In the old days, most small business owners frequented Craigslist to peddle their services. In their services section, you could find just about any talent you needed, from writers to SEO services, to web designers, to teachers and salesmen selling a variety of goods.
I’m guilty of having done this too. I and plenty of unnamed small business owners only had Craigslist as a free online portal to market our services and get new clients. It worked…sometimes. Fact is, very few reliable paying clients went there to source talent. But small business owners still managed to profit from Craigslist in another way. We went there to answer the ads of top businesses looking to contract outside talent. And this also worked…sometimes.
The frustration we have with Craigslist is that the site doesn’t weed out junk posters from genuine, valuable posters. As a result, you can spend a good 8 hour day every week posting and replying to ads or queries. That’s a full eight hours of marketing that you’re not compensated for, nor is there any sort of guarantee that your efforts won’t be in vain.
Better Marketing Options
So imagine my surprise when I get a random email one Friday evening from a site called Thumbtack, letting me know that someone in my area is in need of my services. Virtual to your door service …how can you beat that? I checked out Thumbtack, which boasts LinkedIn style features, responded to the ad and took an extra five minutes to set up my own profile. Within a week I was requested to bid on two other local projects. I had the satisfaction of knowing that: a) I didn’t spend eight hours finding leads; b) the leads I did contact were serious; and c) I now have my own profile on there so others can come to me in the future instead of hunting them down myself.
Thumbtack was inspired by a team of eleven back in 2008. After one year of back and forth conference calls, they embarked upon Thumbtack. Their venture stemmed from the question, “Why can you go online for a product, but not for a service?”
The site works by consumers first telling Thumbtack what they need. Thumbtack then gets bids from service professionals via either phone or email, depending on your preference – and finally the consumer selects the bid that suits them best. The only thing Thumbtack is missing is a blog that helps guide consumers on best practices – such as why you shouldn’t default with the cheapest bid, how to calculate reviews both online and on the professionals site, and more. This way, top professionals listing their services aren’t turned off to the point that they stop responding to bids.

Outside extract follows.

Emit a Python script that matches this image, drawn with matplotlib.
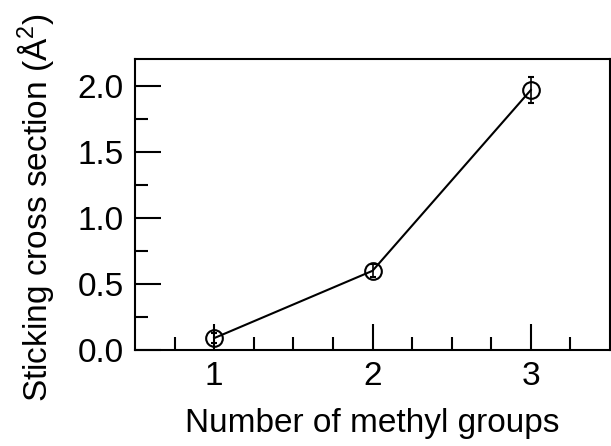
import matplotlib
matplotlib.use("Agg")
import matplotlib.pyplot as plt
from matplotlib.ticker import MultipleLocator, FormatStrFormatter

plt.rcParams['font.family'] = ['Liberation Sans', 'DejaVu Sans']
plt.rcParams['mathtext.fontset'] = 'custom'
plt.rcParams['mathtext.rm'] = 'Liberation Sans'

methyl_groups = [1, 2, 3]
cross_section = [0.09, 0.60, 1.97]
cross_section_err = [0.04, 0.05, 0.095]

fig = plt.figure(figsize=(6.11, 4.46), dpi=100)
ax = fig.add_axes([135 / 611, 1 - 350 / 446, 475 / 611, 291 / 446])

ax.errorbar(methyl_groups, cross_section, yerr=cross_section_err,
            color='black', lw=1.5, marker='o', ms=12, mfc='none',
            mec='black', mew=1.5, elinewidth=1.2, capsize=2.5, capthick=1.2)

ax.set_xlim(0.5, 3.5)
ax.set_ylim(0, 2.205)
ax.set_xticks([1, 2, 3], labels=['1', '2', '3'])
ax.set_xticks([0.75, 1.25, 1.5, 1.75, 2.25, 2.5, 2.75, 3.25], minor=True)
ax.yaxis.set_major_locator(MultipleLocator(0.5))
ax.yaxis.set_minor_locator(MultipleLocator(0.25))
ax.yaxis.set_major_formatter(FormatStrFormatter('%.1f'))

# long ticks at the half-way x positions too
for t in ax.xaxis.get_minor_ticks():
    if abs(t.get_loc() - 1.5) < 1e-6 or abs(t.get_loc() - 2.5) < 1e-6:
        t.tick1line.set_markersize(19)

ax.tick_params(axis='both', which='major', direction='in', length=19,
               width=1.5, labelsize=24, pad=8)
ax.tick_params(axis='both', which='minor', direction='in', length=9.5,
               width=1.5)

for s in ax.spines.values():
    s.set_linewidth(1.5)

ax.set_xlabel('Number of methyl groups', fontsize=24)
ax.xaxis.set_label_coords(0.5, -0.2)
ax.set_ylabel('Sticking cross section (Å$^2$)', fontsize=24)
ax.yaxis.set_label_coords(-0.165, 0.49)

fig.savefig('out.png', dpi=100)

Current go-to sites for services, aside from Craigslist, include Yelp, Google Places and Angie’s List. However, the former too don’t offer the customization we need, and Angie’s List is more for reviews and blue collar services catering to home improvement needs.

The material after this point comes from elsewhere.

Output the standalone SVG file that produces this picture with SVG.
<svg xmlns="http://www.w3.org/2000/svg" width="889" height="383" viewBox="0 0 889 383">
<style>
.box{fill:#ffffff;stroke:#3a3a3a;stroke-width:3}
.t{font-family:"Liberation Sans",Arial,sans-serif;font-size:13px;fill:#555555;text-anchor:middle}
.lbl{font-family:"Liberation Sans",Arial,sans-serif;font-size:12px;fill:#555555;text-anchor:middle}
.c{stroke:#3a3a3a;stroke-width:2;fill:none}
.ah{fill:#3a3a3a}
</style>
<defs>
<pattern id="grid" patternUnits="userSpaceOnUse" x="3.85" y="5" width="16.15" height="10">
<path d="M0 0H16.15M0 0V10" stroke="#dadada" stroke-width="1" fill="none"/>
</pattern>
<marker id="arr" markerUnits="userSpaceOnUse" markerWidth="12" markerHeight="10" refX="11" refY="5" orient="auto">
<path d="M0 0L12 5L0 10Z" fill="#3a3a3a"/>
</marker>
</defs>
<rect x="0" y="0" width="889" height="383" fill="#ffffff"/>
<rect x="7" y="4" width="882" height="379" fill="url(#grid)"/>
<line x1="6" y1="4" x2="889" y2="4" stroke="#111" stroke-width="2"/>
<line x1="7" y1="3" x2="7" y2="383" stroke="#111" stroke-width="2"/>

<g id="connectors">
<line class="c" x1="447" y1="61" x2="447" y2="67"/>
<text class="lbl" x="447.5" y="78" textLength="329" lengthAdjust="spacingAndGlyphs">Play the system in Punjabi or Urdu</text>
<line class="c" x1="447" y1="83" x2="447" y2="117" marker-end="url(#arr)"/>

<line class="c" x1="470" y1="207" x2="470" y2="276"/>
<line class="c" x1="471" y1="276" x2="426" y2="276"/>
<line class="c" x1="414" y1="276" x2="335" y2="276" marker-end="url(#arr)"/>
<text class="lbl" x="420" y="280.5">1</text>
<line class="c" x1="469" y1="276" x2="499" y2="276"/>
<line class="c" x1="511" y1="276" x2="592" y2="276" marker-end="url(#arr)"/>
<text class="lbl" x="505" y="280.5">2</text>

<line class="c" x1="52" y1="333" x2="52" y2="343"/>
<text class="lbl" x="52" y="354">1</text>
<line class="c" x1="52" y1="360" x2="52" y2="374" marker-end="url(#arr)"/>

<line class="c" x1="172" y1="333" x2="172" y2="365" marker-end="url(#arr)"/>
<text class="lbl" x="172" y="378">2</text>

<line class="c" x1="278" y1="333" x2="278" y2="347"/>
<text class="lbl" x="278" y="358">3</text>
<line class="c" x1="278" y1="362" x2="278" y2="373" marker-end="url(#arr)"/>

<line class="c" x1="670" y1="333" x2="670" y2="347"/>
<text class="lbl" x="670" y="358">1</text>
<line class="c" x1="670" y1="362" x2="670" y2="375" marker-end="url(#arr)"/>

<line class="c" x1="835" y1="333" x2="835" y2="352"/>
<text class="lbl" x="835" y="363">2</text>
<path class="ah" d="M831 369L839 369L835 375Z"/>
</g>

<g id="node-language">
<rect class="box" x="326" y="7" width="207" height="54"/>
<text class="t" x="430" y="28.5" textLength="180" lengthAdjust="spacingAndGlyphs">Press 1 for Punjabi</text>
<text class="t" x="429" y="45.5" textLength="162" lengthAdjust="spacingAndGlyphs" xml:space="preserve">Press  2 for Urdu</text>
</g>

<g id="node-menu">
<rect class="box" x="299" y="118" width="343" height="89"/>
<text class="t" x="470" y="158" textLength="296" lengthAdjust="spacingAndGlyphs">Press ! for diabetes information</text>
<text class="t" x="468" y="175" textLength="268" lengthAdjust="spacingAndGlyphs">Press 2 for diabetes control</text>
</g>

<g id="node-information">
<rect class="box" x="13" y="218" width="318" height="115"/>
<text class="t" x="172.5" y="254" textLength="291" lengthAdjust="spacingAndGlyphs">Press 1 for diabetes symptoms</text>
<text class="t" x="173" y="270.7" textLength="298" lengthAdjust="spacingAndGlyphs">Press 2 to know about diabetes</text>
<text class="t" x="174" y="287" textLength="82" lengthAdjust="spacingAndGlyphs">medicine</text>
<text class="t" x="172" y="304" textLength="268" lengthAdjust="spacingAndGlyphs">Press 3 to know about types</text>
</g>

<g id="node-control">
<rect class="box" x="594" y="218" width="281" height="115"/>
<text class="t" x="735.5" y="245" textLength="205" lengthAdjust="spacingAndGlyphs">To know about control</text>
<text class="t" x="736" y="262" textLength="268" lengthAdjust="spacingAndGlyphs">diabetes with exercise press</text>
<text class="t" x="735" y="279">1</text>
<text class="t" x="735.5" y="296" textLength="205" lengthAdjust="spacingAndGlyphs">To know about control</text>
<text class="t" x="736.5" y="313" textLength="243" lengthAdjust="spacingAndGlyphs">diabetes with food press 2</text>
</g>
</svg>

A bit of digging did reveal some leading competitors that aren’t quite as popular as Yelp, Google Places, Craigslist and Angie’s List simply because they’re new to the scene. But like Thumbtack, these portals have identified a gap and have strived to meet marketing and sales needs.
Ones to Watch
There’s Red Beacon, also a young company that like Thumbtack delivers competitive bids/leads to your inbox. Thumbtack, however, has a larger pool of professionals, greater traffic (over 150K per month) and a higher page view count (over 300K per month). From a marketing perspective, I’d rather spend my time with a company that has a greater pool of potential clients. However, more people doesn’t equal more business. It again comes down to using both systems and seeing which type of clients are frequenting which portal.
There’s Merchant Circle, another young company that’s set up a list for local services. Merchant Circle is more flexible and will appeal to all businesses since it’s not just a listing site for services, but also for any local business. Merchant Circle claims to be the “largest online network of local business owners, combining social networking features with customizable web listings that allow local merchants to attract new customers.” My marketing concern is that with over 1.6 million local listings, how can one business stand out from another?
The site allows local business to get more customers by uploading pictures, writing blogs, publicizing their events, creating coupons and newsletters. So, the more activity you have on there, the more visibility you gain.
This marketing professional has now officially ditched Craigslist and is reaping the benefits of all three, Thumbtack, Merchant Circle and Red Beacon. My advice is to get on board with all of them and see which one best suits you over a three month period.